I haven’t been outdoors for much photography this winter. So when we made a brief foray to Hinckley Lake this afternoon, even a few snapshots were better than nothing! The lake was, except for a wet spot or two, completely covered with snow over a thin layer of ice. The sky was mostly cloudy with gaps providing brief interludes of bright sunshine between long periods of dull light. Among the fields of white and gray woodlands, there were splashes of color. I hope to get out and spend some real time exploring the winter scenery. Til then, these little visits will have to do.
Despite the fact it was 9 degrees (F) and just before 11:00 PM, I simply had to go out and try a shot of Monday night’s close conjunction of the Moon with Jupiter. Skies had cleared and the day’s occasional snows stopped, so I had a good opportunity. I stepped out on to our sidewalk and, tolerating the frigid breeze as long as I could, shot several exposures, bracketing the shutter speed. I only got one or two that were acceptable to me, mostly due to focus being off. The image I’m sharing is sharp enough that (in the uncompressed original) it even shows hints of Jupiter’s cloud belts, diagonal here in its tiny disk. None of Jove’s moons show due to the short exposure needed to record Earth’s Moon. Pictures done and shared here, on Twitter, and on Google+, it was off to slumberland having witnessed a cold celestial dance before bed.
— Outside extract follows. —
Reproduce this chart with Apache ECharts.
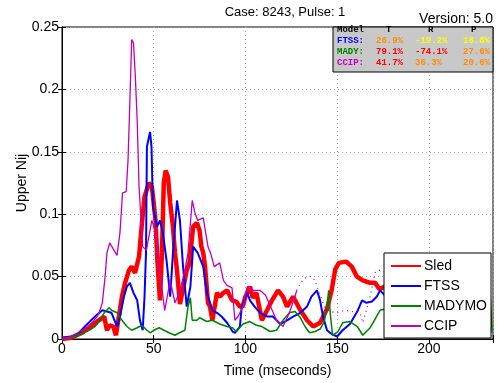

It was a lovely day today, considering it’s mid-January. The sky was mostly-clear and sunny and, though very windy all day, the temperature hovered around 50 degrees (F). It really did look and feel like a fine day in March. We are expecting a rather dramatic change in the weather around here. The temperature is expected to gradually slide from today’s high to single-digit lows over the next few days. We may also get another dose of snow midweek. This evening’s sunset was lovely, even as it portended the coming changes with a lovely burst of sun, a patch of blue sky, and encroaching quilted clouds. Tonight’s sunset was the end of a lovely day and marked the beginning of hard winter weather.